Working from the top of the listing below, retype each line through the line containing "const yR = d3.scaleLinear().domain([0, 80000]).range([height", both included, with no pictures.
[START Source material]
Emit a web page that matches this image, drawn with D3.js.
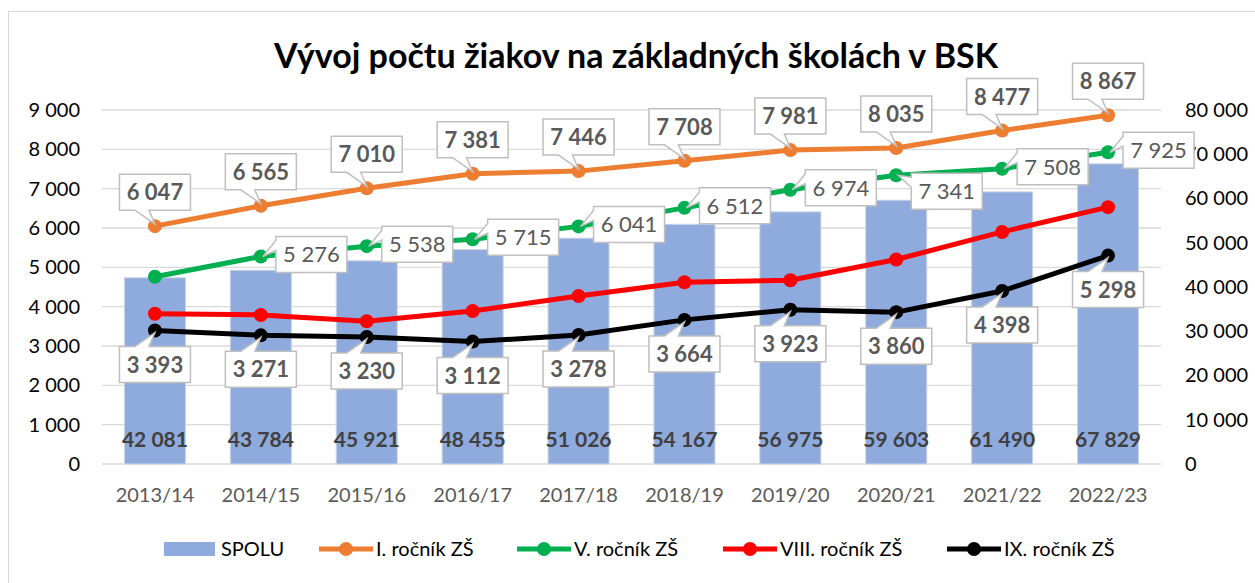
<!DOCTYPE html>
<html>
<head>
<meta charset="utf-8">
<script src="https://cdn.jsdelivr.net/npm/d3@7"></script>
<style>
  body { margin: 0; background: #fff; }
  svg { font-family: Lato, "Open Sans", sans-serif; }
</style>
</head>
<body>
<svg id="chart" width="1255" height="583"></svg>
<script>
// data
const years = ['2013/14','2014/15','2015/16','2016/17','2017/18','2018/19','2019/20','2020/21','2021/22','2022/23'];
const spolu = [42081, 43784, 45921, 48455, 51026, 54167, 56975, 59603, 61490, 67829];
const rocnik1 = [6047, 6565, 7010, 7381, 7446, 7708, 7981, 8035, 8477, 8867];
const rocnik5 = [4760, 5276, 5538, 5715, 6041, 6512, 6974, 7341, 7508, 7925];
const rocnik8 = [3820, 3790, 3630, 3890, 4270, 4620, 4670, 5200, 5900, 6530];
const rocnik9 = [3393, 3271, 3230, 3112, 3278, 3664, 3923, 3860, 4398, 5298];
const leftTicks = [0, 1000, 2000, 3000, 4000, 5000, 6000, 7000, 8000, 9000];
const rightTicks = [0, 10000, 20000, 30000, 40000, 50000, 60000, 70000, 80000];
const title = 'Vývoj počtu žiakov na základných školách v BSK';

const svg = d3.select('#chart');
const margin = {left: 102, right: 94, top: 110, bottom: 119};
const width = +svg.attr('width');
const height = +svg.attr('height');

const fmt = d3.formatLocale({decimal: ',', thousands: ' ', grouping: [3], currency: ['', '']}).format(',');

// chart frame
svg.append('rect')
  .attr('x', 8.5).attr('y', 11.5)
  .attr('width', 1260).attr('height', 600)
  .attr('fill', 'none').attr('stroke', '#d9d9d9');

// scales
const x = d3.scaleBand()
  .domain(years)
  .range([margin.left, width - margin.right])
  .paddingInner(0.424)
  .paddingOuter(0.212);
const cx = d => x(d) + x.bandwidth() / 2;

const yL = d3.scaleLinear().domain([0, 9000]).range([height - margin.bottom, margin.top]);
const yR = d3.scaleLinear().domain([0, 80000]).range([height - margin.bottom, margin.top]);

// gridlines
svg.append('g').selectAll('line')
  .data(leftTicks)
  .join('line')
    .attr('x1', margin.left).attr('x2', width - margin.right)
    .attr('y1', d => yL(d)).attr('y2', d => yL(d))
    .attr('stroke', '#d9d9d9').attr('stroke-width', 1.3);

// axes
const yAxisL = svg.append('g')
  .attr('transform', `translate(${margin.left},0)`)
  .call(d3.axisLeft(yL).tickValues(leftTicks).tickSize(0).tickPadding(22).tickFormat(fmt));
yAxisL.select('.domain').remove();
yAxisL.selectAll('text').attr('font-size', 20).attr('fill', '#000').attr('font-family', 'Lato');

const yAxisR = svg.append('g')
  .attr('transform', `translate(${width - margin.right},0)`)
  .call(d3.axisRight(yR).tickValues(rightTicks).tickSize(0).tickPadding(24).tickFormat(fmt));
yAxisR.select('.domain').remove();
yAxisR.selectAll('text').attr('font-size', 20).attr('fill', '#000').attr('font-family', 'Lato');

const xAxis = svg.append('g')
  .attr('transform', `translate(0,${height - margin.bottom})`)
  .call(d3.axisBottom(x).tickSize(0).tickPadding(24));
xAxis.select('.domain').remove();
xAxis.selectAll('text').attr('font-size', 20).attr('fill', '#595959').attr('font-family', 'Lato');

// bars
svg.append('g').selectAll('rect')
  .data(years)
  .join('rect')
    .attr('x', d => x(d))
    .attr('y', (d, i) => yR(spolu[i]))
    .attr('width', x.bandwidth())
    .attr('height', (d, i) => yR(0) - yR(spolu[i]))
    .attr('fill', '#8faadc')
    .attr('stroke', '#c9d3e6').attr('stroke-width', 1);

// bar labels
svg.append('g').selectAll('text')
  .data(years)
  .join('text')
    .attr('x', d => cx(d))
    .attr('y', 447)
    .attr('text-anchor', 'middle')
    .attr('font-size', 21).attr('font-weight', 'bold')
    .attr('fill', '#404040')
    .text((d, i) => fmt(spolu[i]));

// lines
const series = [
  {name: 'I. ročník ZŠ', values: rocnik1, color: '#ed7d31', label: 'above'},
  {name: 'V. ročník ZŠ', values: rocnik5, color: '#00b050', label: 'right'},
  {name: 'VIII. ročník ZŠ', values: rocnik8, color: '#ff0000', label: null},
  {name: 'IX. ročník ZŠ', values: rocnik9, color: '#000000', label: 'below'}
];

const lineGen = d3.line()
  .x((d, i) => cx(years[i]))
  .y(d => yL(d));

series.forEach(s => {
  const g = svg.append('g');
  g.append('path')
    .attr('d', lineGen(s.values))
    .attr('fill', 'none')
    .attr('stroke', s.color)
    .attr('stroke-width', 5)
    .attr('stroke-linejoin', 'round');
  g.selectAll('circle')
    .data(s.values)
    .join('circle')
      .attr('cx', (d, i) => cx(years[i]))
      .attr('cy', d => yL(d))
      .attr('r', 7)
      .attr('fill', s.color);
});

// callout labels
const boxW = 71, boxH = 36;
const labelLayer = svg.append('g');

function callout(px, py, text, pos, bold, dy) {
  let x0, y0, pts;
  if (pos === 'above') {
    x0 = px - boxW / 2; y0 = py - 16 - boxH;
    const y1 = y0 + boxH;
    pts = [[x0, y0], [x0 + boxW, y0], [x0 + boxW, y1], [px - 6, y1], [px, py - 2], [px - 20, y1], [x0, y1]];
  } else if (pos === 'below') {
    x0 = px - boxW / 2; y0 = py + 16;
    const y1 = y0 + boxH;
    pts = [[x0, y0], [px - 20, y0], [px, py + 2], [px - 6, y0], [x0 + boxW, y0], [x0 + boxW, y1], [x0, y1]];
  } else {
    x0 = px + 15; y0 = py - boxH / 2 - 2 + dy;
    const y1 = y0 + boxH;
    pts = [[x0, y0], [x0 + boxW, y0], [x0 + boxW, y1], [x0, y1], [x0, y0 + 14], [px + 2, py], [x0, y0 + 4]];
  }
  labelLayer.append('path')
    .attr('d', d3.line()(pts) + 'Z')
    .attr('fill', '#fff')
    .attr('stroke', '#bfbfbf')
    .attr('stroke-width', 1.5);
  labelLayer.append('text')
    .attr('x', x0 + boxW / 2)
    .attr('y', y0 + boxH / 2 + 8)
    .attr('text-anchor', 'middle')
    .attr('font-size', 22)
    .attr('font-weight', bold ? 'bold' : 'normal')
    .attr('fill', '#595959')
    .text(text);
}

// small nudge where labels would collide
const rightLabelShift = {7: 18};

series.forEach(s => {
  if (!s.label) return;
  s.values.forEach((v, i) => {
    if (s.label === 'right' && i === 0) return;
    callout(cx(years[i]), yL(v), fmt(v), s.label, s.label !== 'right', rightLabelShift[i] || 0);
  });
});

// title
svg.append('text')
  .attr('x', 636).attr('y', 68)
  .attr('text-anchor', 'middle')
  .attr('font-size', 34).attr('font-weight', 'bold')
  .attr('fill', '#000')
  .text(title);

// legend
const legend = svg.append('g').attr('transform', 'translate(0,549)');
legend.append('rect')
  .attr('x', 164).attr('y', -7).attr('width', 51).attr('height', 14)
  .attr('fill', '#8faadc');
legend.append('text')
  .attr('x', 221).attr('y', 7)
  .attr('font-size', 20).attr('fill', '#000')
  .text('SPOLU');

const legendX = [319, 517, 723, 947];
series.forEach((s, i) => {
  const g = legend.append('g').attr('transform', `translate(${legendX[i]},0)`);
  g.append('line').attr('x1', 0).attr('x2', 54).attr('y1', 0).attr('y2', 0)
    .attr('stroke', s.color).attr('stroke-width', 5);
  g.append('circle').attr('cx', 27).attr('cy', 0).attr('r', 7).attr('fill', s.color);
  g.append('text').attr('x', 57).attr('y', 7)
    .attr('font-size', 20).attr('fill', '#000')
    .text(s.name);
});
</script>
</body>
</html>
[END Source material]
• _Exercise answer_
Emit a web page that matches this image, drawn with D3.js.
<!DOCTYPE html>
<html>
<head>
<meta charset="utf-8">
<script src="https://cdn.jsdelivr.net/npm/d3@7"></script>
<style>
  body { margin: 0; background: #fff; }
  svg { font-family: Lato, "Open Sans", sans-serif; }
</style>
</head>
<body>
<svg id="chart" width="1255" height="583"></svg>
<script>
// data
const years = ['2013/14','2014/15','2015/16','2016/17','2017/18','2018/19','2019/20','2020/21','2021/22','2022/23'];
const spolu = [42081, 43784, 45921, 48455, 51026, 54167, 56975, 59603, 61490, 67829];
const rocnik1 = [6047, 6565, 7010, 7381, 7446, 7708, 7981, 8035, 8477, 8867];
const rocnik5 = [4760, 5276, 5538, 5715, 6041, 6512, 6974, 7341, 7508, 7925];
const rocnik8 = [3820, 3790, 3630, 3890, 4270, 4620, 4670, 5200, 5900, 6530];
const rocnik9 = [3393, 3271, 3230, 3112, 3278, 3664, 3923, 3860, 4398, 5298];
const leftTicks = [0, 1000, 2000, 3000, 4000, 5000, 6000, 7000, 8000, 9000];
const rightTicks = [0, 10000, 20000, 30000, 40000, 50000, 60000, 70000, 80000];
const title = 'Vývoj počtu žiakov na základných školách v BSK';

const svg = d3.select('#chart');
const margin = {left: 102, right: 94, top: 110, bottom: 119};
const width = +svg.attr('width');
const height = +svg.attr('height');

const fmt = d3.formatLocale({decimal: ',', thousands: ' ', grouping: [3], currency: ['', '']}).format(',');

// chart frame
svg.append('rect')
  .attr('x', 8.5).attr('y', 11.5)
  .attr('width', 1260).attr('height', 600)
  .attr('fill', 'none').attr('stroke', '#d9d9d9');

// scales
const x = d3.scaleBand()
  .domain(years)
  .range([margin.left, width - margin.right])
  .paddingInner(0.424)
  .paddingOuter(0.212);
const cx = d => x(d) + x.bandwidth() / 2;

const yL = d3.scaleLinear().domain([0, 9000]).range([height - margin.bottom, margin.top]);
const yR = d3.scaleLinear().domain([0, 80000]).range([height - margin.bottom, margin.top]);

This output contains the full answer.